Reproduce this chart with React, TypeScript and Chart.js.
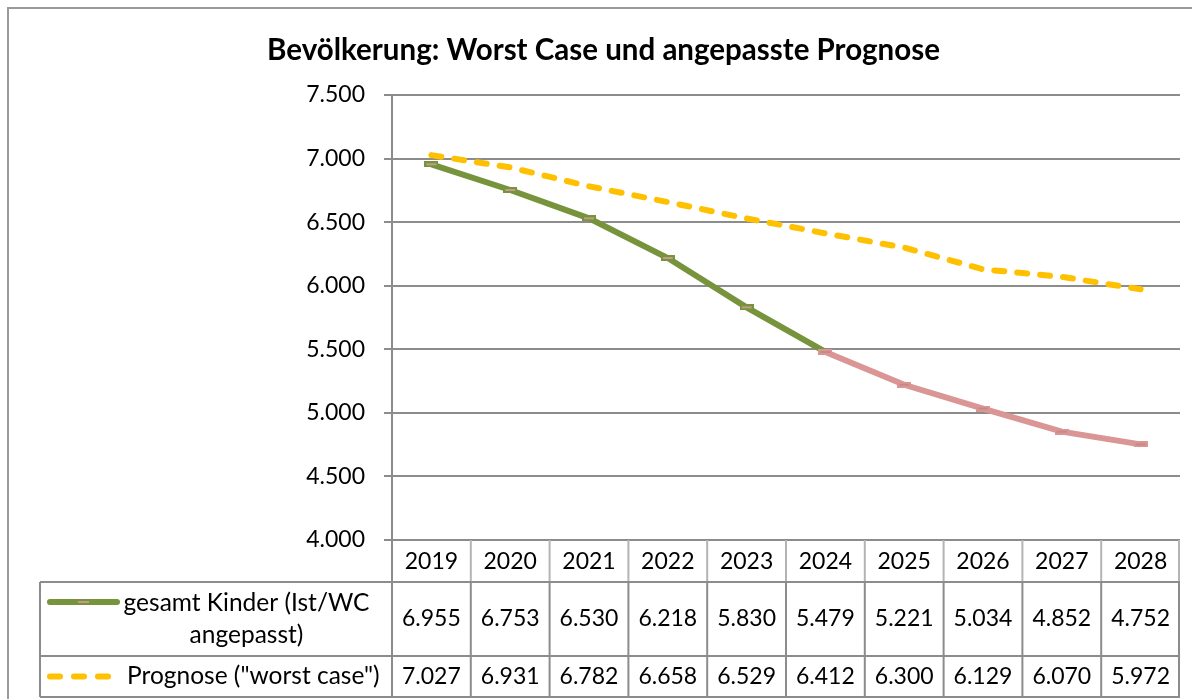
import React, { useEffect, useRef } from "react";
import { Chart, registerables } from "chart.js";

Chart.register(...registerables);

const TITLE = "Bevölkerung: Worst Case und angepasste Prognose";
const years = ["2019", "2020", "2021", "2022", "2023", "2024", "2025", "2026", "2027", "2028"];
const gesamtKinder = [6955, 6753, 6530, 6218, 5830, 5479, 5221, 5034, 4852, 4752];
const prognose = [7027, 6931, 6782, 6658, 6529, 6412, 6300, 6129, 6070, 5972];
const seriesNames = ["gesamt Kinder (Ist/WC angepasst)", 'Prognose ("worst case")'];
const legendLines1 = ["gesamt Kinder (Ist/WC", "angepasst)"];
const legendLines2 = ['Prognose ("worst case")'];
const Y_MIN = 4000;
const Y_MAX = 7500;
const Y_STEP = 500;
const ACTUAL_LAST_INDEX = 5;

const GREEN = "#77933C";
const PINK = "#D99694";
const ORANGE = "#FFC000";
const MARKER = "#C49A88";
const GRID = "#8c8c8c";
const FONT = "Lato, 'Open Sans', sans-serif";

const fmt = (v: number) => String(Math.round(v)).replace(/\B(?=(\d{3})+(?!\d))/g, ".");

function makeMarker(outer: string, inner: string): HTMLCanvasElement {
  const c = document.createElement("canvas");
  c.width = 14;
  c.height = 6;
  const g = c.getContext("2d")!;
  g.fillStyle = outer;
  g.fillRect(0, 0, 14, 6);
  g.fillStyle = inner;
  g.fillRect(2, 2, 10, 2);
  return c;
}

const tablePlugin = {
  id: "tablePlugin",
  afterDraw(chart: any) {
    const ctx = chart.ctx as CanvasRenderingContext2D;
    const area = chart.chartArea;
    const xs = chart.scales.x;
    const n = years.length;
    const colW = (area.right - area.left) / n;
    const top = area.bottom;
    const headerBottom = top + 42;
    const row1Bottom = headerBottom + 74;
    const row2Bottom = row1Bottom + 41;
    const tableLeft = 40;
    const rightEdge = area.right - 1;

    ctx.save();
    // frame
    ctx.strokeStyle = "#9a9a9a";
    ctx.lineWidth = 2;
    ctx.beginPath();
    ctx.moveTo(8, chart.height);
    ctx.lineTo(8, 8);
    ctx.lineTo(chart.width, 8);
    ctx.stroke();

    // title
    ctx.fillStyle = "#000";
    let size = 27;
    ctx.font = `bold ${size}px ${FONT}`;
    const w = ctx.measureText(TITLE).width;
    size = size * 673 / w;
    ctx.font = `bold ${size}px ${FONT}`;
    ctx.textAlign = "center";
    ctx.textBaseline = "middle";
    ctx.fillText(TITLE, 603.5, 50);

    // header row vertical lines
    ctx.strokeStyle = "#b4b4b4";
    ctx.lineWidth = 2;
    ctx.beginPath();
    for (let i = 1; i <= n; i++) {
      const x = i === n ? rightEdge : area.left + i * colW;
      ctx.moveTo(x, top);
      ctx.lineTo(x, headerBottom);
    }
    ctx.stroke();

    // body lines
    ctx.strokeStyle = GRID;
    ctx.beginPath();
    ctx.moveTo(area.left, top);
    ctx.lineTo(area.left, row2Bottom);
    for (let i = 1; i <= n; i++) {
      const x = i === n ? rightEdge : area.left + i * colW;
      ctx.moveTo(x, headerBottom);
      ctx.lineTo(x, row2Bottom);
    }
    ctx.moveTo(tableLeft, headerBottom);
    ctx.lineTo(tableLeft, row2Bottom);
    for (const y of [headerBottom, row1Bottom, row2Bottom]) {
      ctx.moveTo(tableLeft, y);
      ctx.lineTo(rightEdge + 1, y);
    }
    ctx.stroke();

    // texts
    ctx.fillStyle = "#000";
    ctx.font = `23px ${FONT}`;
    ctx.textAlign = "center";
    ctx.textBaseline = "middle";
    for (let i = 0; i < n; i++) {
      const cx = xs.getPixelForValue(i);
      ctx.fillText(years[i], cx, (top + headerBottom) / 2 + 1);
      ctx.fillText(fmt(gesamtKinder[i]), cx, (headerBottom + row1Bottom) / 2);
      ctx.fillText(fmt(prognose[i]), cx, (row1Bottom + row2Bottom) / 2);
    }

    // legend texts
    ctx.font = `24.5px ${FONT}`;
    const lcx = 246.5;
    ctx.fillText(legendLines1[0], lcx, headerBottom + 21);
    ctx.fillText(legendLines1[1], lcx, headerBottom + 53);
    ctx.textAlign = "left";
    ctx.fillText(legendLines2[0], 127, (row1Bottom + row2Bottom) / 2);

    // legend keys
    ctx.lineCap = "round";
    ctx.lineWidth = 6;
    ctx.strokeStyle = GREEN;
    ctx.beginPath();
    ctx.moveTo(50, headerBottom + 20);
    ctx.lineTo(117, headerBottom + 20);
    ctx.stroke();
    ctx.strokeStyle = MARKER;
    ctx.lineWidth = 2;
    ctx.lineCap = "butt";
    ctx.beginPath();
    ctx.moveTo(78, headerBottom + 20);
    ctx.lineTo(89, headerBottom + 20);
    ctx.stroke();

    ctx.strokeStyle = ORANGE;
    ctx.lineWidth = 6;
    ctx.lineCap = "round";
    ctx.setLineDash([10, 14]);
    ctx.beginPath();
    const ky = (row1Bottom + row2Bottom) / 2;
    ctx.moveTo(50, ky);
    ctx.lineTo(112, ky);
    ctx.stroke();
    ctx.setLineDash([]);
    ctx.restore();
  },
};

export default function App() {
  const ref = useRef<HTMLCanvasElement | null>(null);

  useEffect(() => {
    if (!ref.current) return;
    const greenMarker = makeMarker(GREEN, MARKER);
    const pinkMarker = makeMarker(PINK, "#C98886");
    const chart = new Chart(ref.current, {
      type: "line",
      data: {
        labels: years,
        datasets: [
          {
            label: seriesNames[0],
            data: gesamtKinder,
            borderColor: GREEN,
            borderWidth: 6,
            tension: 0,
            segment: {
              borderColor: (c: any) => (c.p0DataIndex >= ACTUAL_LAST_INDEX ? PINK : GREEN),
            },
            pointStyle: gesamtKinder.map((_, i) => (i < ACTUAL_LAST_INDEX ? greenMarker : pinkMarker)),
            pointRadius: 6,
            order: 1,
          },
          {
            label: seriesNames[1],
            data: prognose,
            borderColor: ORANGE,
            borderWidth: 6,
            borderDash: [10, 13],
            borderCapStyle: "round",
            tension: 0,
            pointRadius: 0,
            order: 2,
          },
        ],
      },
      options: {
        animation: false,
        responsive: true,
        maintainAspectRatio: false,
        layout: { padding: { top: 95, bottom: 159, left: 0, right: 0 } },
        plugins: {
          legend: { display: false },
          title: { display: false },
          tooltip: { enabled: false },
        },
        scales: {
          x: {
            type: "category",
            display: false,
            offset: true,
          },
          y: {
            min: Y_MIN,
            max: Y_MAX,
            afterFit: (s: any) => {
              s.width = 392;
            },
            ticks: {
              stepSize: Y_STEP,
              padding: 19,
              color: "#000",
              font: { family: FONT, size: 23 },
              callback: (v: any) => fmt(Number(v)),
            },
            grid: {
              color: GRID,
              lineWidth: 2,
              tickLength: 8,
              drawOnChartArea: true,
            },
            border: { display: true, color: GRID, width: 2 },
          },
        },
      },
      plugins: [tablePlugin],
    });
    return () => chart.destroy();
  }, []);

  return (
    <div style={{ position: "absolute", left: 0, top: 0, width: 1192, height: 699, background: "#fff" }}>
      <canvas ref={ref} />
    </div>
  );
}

• _Written exercise_
Retype each line of the listing above word for word. Exclude the pictures.

• _Completed exercise_
Reproduce this chart with React, TypeScript and Chart.js.
import React, { useEffect, useRef } from "react";
import { Chart, registerables } from "chart.js";

Chart.register(...registerables);

const TITLE = "Bevölkerung: Worst Case und angepasste Prognose";
const years = ["2019", "2020", "2021", "2022", "2023", "2024", "2025", "2026", "2027", "2028"];
const gesamtKinder = [6955, 6753, 6530, 6218, 5830, 5479, 5221, 5034, 4852, 4752];
const prognose = [7027, 6931, 6782, 6658, 6529, 6412, 6300, 6129, 6070, 5972];
const seriesNames = ["gesamt Kinder (Ist/WC angepasst)", 'Prognose ("worst case")'];
const legendLines1 = ["gesamt Kinder (Ist/WC", "angepasst)"];
const legendLines2 = ['Prognose ("worst case")'];
const Y_MIN = 4000;
const Y_MAX = 7500;
const Y_STEP = 500;
const ACTUAL_LAST_INDEX = 5;

const GREEN = "#77933C";
const PINK = "#D99694";
const ORANGE = "#FFC000";
const MARKER = "#C49A88";
const GRID = "#8c8c8c";
const FONT = "Lato, 'Open Sans', sans-serif";

const fmt = (v: number) => String(Math.round(v)).replace(/\B(?=(\d{3})+(?!\d))/g, ".");

function makeMarker(outer: string, inner: string): HTMLCanvasElement {
  const c = document.createElement("canvas");
  c.width = 14;
  c.height = 6;
  const g = c.getContext("2d")!;
  g.fillStyle = outer;
  g.fillRect(0, 0, 14, 6);
  g.fillStyle = inner;
  g.fillRect(2, 2, 10, 2);
  return c;
}

const tablePlugin = {
  id: "tablePlugin",
  afterDraw(chart: any) {
    const ctx = chart.ctx as CanvasRenderingContext2D;
    const area = chart.chartArea;
    const xs = chart.scales.x;
    const n = years.length;
    const colW = (area.right - area.left) / n;
    const top = area.bottom;
    const headerBottom = top + 42;
    const row1Bottom = headerBottom + 74;
    const row2Bottom = row1Bottom + 41;
    const tableLeft = 40;
    const rightEdge = area.right - 1;

    ctx.save();
    // frame
    ctx.strokeStyle = "#9a9a9a";
    ctx.lineWidth = 2;
    ctx.beginPath();
    ctx.moveTo(8, chart.height);
    ctx.lineTo(8, 8);
    ctx.lineTo(chart.width, 8);
    ctx.stroke();

    // title
    ctx.fillStyle = "#000";
    let size = 27;
    ctx.font = `bold ${size}px ${FONT}`;
    const w = ctx.measureText(TITLE).width;
    size = size * 673 / w;
    ctx.font = `bold ${size}px ${FONT}`;
    ctx.textAlign = "center";
    ctx.textBaseline = "middle";
    ctx.fillText(TITLE, 603.5, 50);

    // header row vertical lines
    ctx.strokeStyle = "#b4b4b4";
    ctx.lineWidth = 2;
    ctx.beginPath();
    for (let i = 1; i <= n; i++) {
      const x = i === n ? rightEdge : area.left + i * colW;
      ctx.moveTo(x, top);
      ctx.lineTo(x, headerBottom);
    }
    ctx.stroke();

    // body lines
    ctx.strokeStyle = GRID;
    ctx.beginPath();
    ctx.moveTo(area.left, top);
    ctx.lineTo(area.left, row2Bottom);
    for (let i = 1; i <= n; i++) {
      const x = i === n ? rightEdge : area.left + i * colW;
      ctx.moveTo(x, headerBottom);
      ctx.lineTo(x, row2Bottom);
    }
    ctx.moveTo(tableLeft, headerBottom);
    ctx.lineTo(tableLeft, row2Bottom);
    for (const y of [headerBottom, row1Bottom, row2Bottom]) {
      ctx.moveTo(tableLeft, y);
      ctx.lineTo(rightEdge + 1, y);
    }
    ctx.stroke();

    // texts
    ctx.fillStyle = "#000";
    ctx.font = `23px ${FONT}`;
    ctx.textAlign = "center";
    ctx.textBaseline = "middle";
    for (let i = 0; i < n; i++) {
      const cx = xs.getPixelForValue(i);
      ctx.fillText(years[i], cx, (top + headerBottom) / 2 + 1);
      ctx.fillText(fmt(gesamtKinder[i]), cx, (headerBottom + row1Bottom) / 2);
      ctx.fillText(fmt(prognose[i]), cx, (row1Bottom + row2Bottom) / 2);
    }

    // legend texts
    ctx.font = `24.5px ${FONT}`;
    const lcx = 246.5;
    ctx.fillText(legendLines1[0], lcx, headerBottom + 21);
    ctx.fillText(legendLines1[1], lcx, headerBottom + 53);
    ctx.textAlign = "left";
    ctx.fillText(legendLines2[0], 127, (row1Bottom + row2Bottom) / 2);

    // legend keys
    ctx.lineCap = "round";
    ctx.lineWidth = 6;
    ctx.strokeStyle = GREEN;
    ctx.beginPath();
    ctx.moveTo(50, headerBottom + 20);
    ctx.lineTo(117, headerBottom + 20);
    ctx.stroke();
    ctx.strokeStyle = MARKER;
    ctx.lineWidth = 2;
    ctx.lineCap = "butt";
    ctx.beginPath();
    ctx.moveTo(78, headerBottom + 20);
    ctx.lineTo(89, headerBottom + 20);
    ctx.stroke();

    ctx.strokeStyle = ORANGE;
    ctx.lineWidth = 6;
    ctx.lineCap = "round";
    ctx.setLineDash([10, 14]);
    ctx.beginPath();
    const ky = (row1Bottom + row2Bottom) / 2;
    ctx.moveTo(50, ky);
    ctx.lineTo(112, ky);
    ctx.stroke();
    ctx.setLineDash([]);
    ctx.restore();
  },
};

export default function App() {
  const ref = useRef<HTMLCanvasElement | null>(null);

  useEffect(() => {
    if (!ref.current) return;
    const greenMarker = makeMarker(GREEN, MARKER);
    const pinkMarker = makeMarker(PINK, "#C98886");
    const chart = new Chart(ref.current, {
      type: "line",
      data: {
        labels: years,
        datasets: [
          {
            label: seriesNames[0],
            data: gesamtKinder,
            borderColor: GREEN,
            borderWidth: 6,
            tension: 0,
            segment: {
              borderColor: (c: any) => (c.p0DataIndex >= ACTUAL_LAST_INDEX ? PINK : GREEN),
            },
            pointStyle: gesamtKinder.map((_, i) => (i < ACTUAL_LAST_INDEX ? greenMarker : pinkMarker)),
            pointRadius: 6,
            order: 1,
          },
          {
            label: seriesNames[1],
            data: prognose,
            borderColor: ORANGE,
            borderWidth: 6,
            borderDash: [10, 13],
            borderCapStyle: "round",
            tension: 0,
            pointRadius: 0,
            order: 2,
          },
        ],
      },
      options: {
        animation: false,
        responsive: true,
        maintainAspectRatio: false,
        layout: { padding: { top: 95, bottom: 159, left: 0, right: 0 } },
        plugins: {
          legend: { display: false },
          title: { display: false },
          tooltip: { enabled: false },
        },
        scales: {
          x: {
            type: "category",
            display: false,
            offset: true,
          },
          y: {
            min: Y_MIN,
            max: Y_MAX,
            afterFit: (s: any) => {
              s.width = 392;
            },
            ticks: {
              stepSize: Y_STEP,
              padding: 19,
              color: "#000",
              font: { family: FONT, size: 23 },
              callback: (v: any) => fmt(Number(v)),
            },
            grid: {
              color: GRID,
              lineWidth: 2,
              tickLength: 8,
              drawOnChartArea: true,
            },
            border: { display: true, color: GRID, width: 2 },
          },
        },
      },
      plugins: [tablePlugin],
    });
    return () => chart.destroy();
  }, []);

  return (
    <div style={{ position: "absolute", left: 0, top: 0, width: 1192, height: 699, background: "#fff" }}>
      <canvas ref={ref} />
    </div>
  );
}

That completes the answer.